Sous ses dehors légers, Le songe aborde des thèmes encore bien pertinents aujourd’hui. L’adaptation qu’en fait le metteur en scène Nicholas Hytner a ceci de merveilleux qu’elle détourne certains aspects de la pièce sans en trahir le sens pour mieux mettre en lumière des enjeux que Shakespeare abordait en filigrane. Entre autres choix intéressants, l’échange de rôles entre Titania et Obéron. Ainsi, c’est désormais Obéron qui refuse de donner à sa reine le petit enfant qu’elle convoite, et c’est Titania qui fomente une terrible et humiliante vengeance contre son époux. Hytner ne se contente pas de redistribuer les répliques (dont certaines sont encore prononcées par leur propriétaire initial), mais transforme également la nature de leur relation et, par le fait même, les jeux de pouvoir et de séduction. La proposition se révèle plus érotique, certes, mais surtout plus jouissive et complexe.
L’apport physique et même acrobatique des acteurs est pour beaucoup dans la réussite de ce spectacle dynamique et drôle. On a droit à quelques numéros de cirque aériens qui évoquent bien l’univers féérique dans laquelle se déroule l’histoire. David Moorst, dans le rôle de Puck, trouve particulièrement sa place dans ce monde onirique. Doté d’une énergie qui semble inépuisable et armé d’un solide accent irlandais, il incarne à merveille la malice de cet esprit des bois, n’hésitant pas à interagir avec le public à quelques reprises. L’acteur, qui n’avait jamais fait d’acrobatie au ruban avant le début des répétitions, démontre une aisance toute naturelle dans les airs aussi bien qu’au sol. Autre talent en scène : l’interprète de Bottom, Hammed Animashaun, dont chacune des apparitions déclenche l’hilarité. La scène finale, quoique longuette, où lui et sa troupe jouent devant la cour le drame de Pyrame et Thisbé, est à se tordre de rire. En roi (à la fois Thésée et Obéron), Oliver Chris flirte bien entre comédie et noblesse, et certains de ses regards en disent beaucoup sur le sous-texte de la pièce. Gwendolyne Christie, tête d’affiche de la production, prête sa forte carrure à une Titania déterminée, plus intraitable et en contrôle que dans la pièce de Shakespeare, mais dont la tendresse pour les pauvres amoureux, peu importe leurs penchants ou leur nature, dénote une grande empathie. L’actrice, surtout connue pour son rôle dans la série Game of Thrones, donne ici une performance très différente, mais à laquelle on adhère tout aussi totalement.

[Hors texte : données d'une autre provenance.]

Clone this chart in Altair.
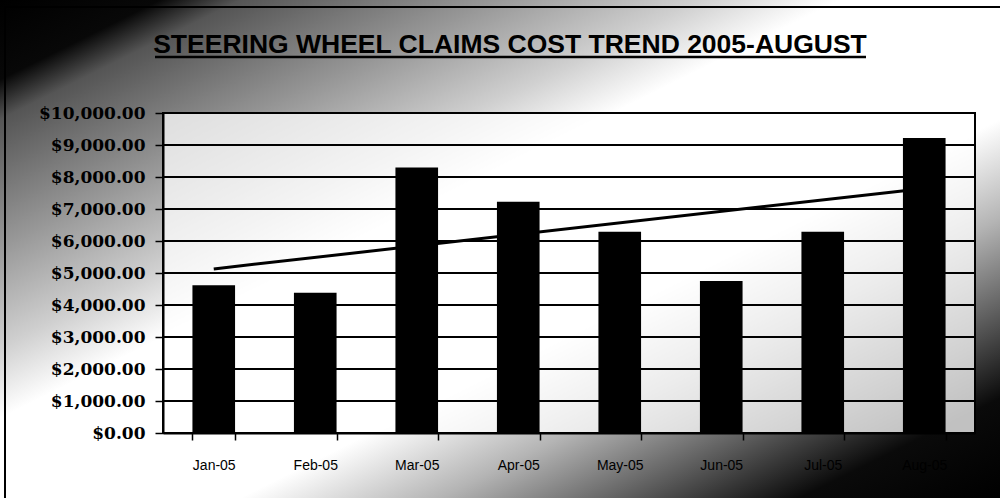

Le dispositif scénique, bien que lourd (il faut plusieurs techniciens pour le manipuler), offre une aire de jeu 360° aux comédiens, une rare disposition qui permet plusieurs interactions dynamiques entre les personnages, qu’ils soient au sol, juchés sur des tréteaux ou suspendus dans les airs. Les nombreux déplacements de décor déconcentrent toutefois, surtout nous, sans doute, qui regardons le grand ballet des scènes par le truchement de cadrages parfois assez larges. Dans l’ensemble toutefois, cadrage et montage offrent une vision immersive de la production en nous faisant voir à la fois l’action et les réactions tout en englobant le public au milieu duquel les acteurs se déplacent.
Dans ce Songe d’une nuit d’été, la forêt des mal-aimés se transforme en lieu de célébration de l’amour, non sans quelques détours et écorchures à l’âme ou à l’orgueil. La mise en scène de Hytner parvient à charmer avec humour et esprit.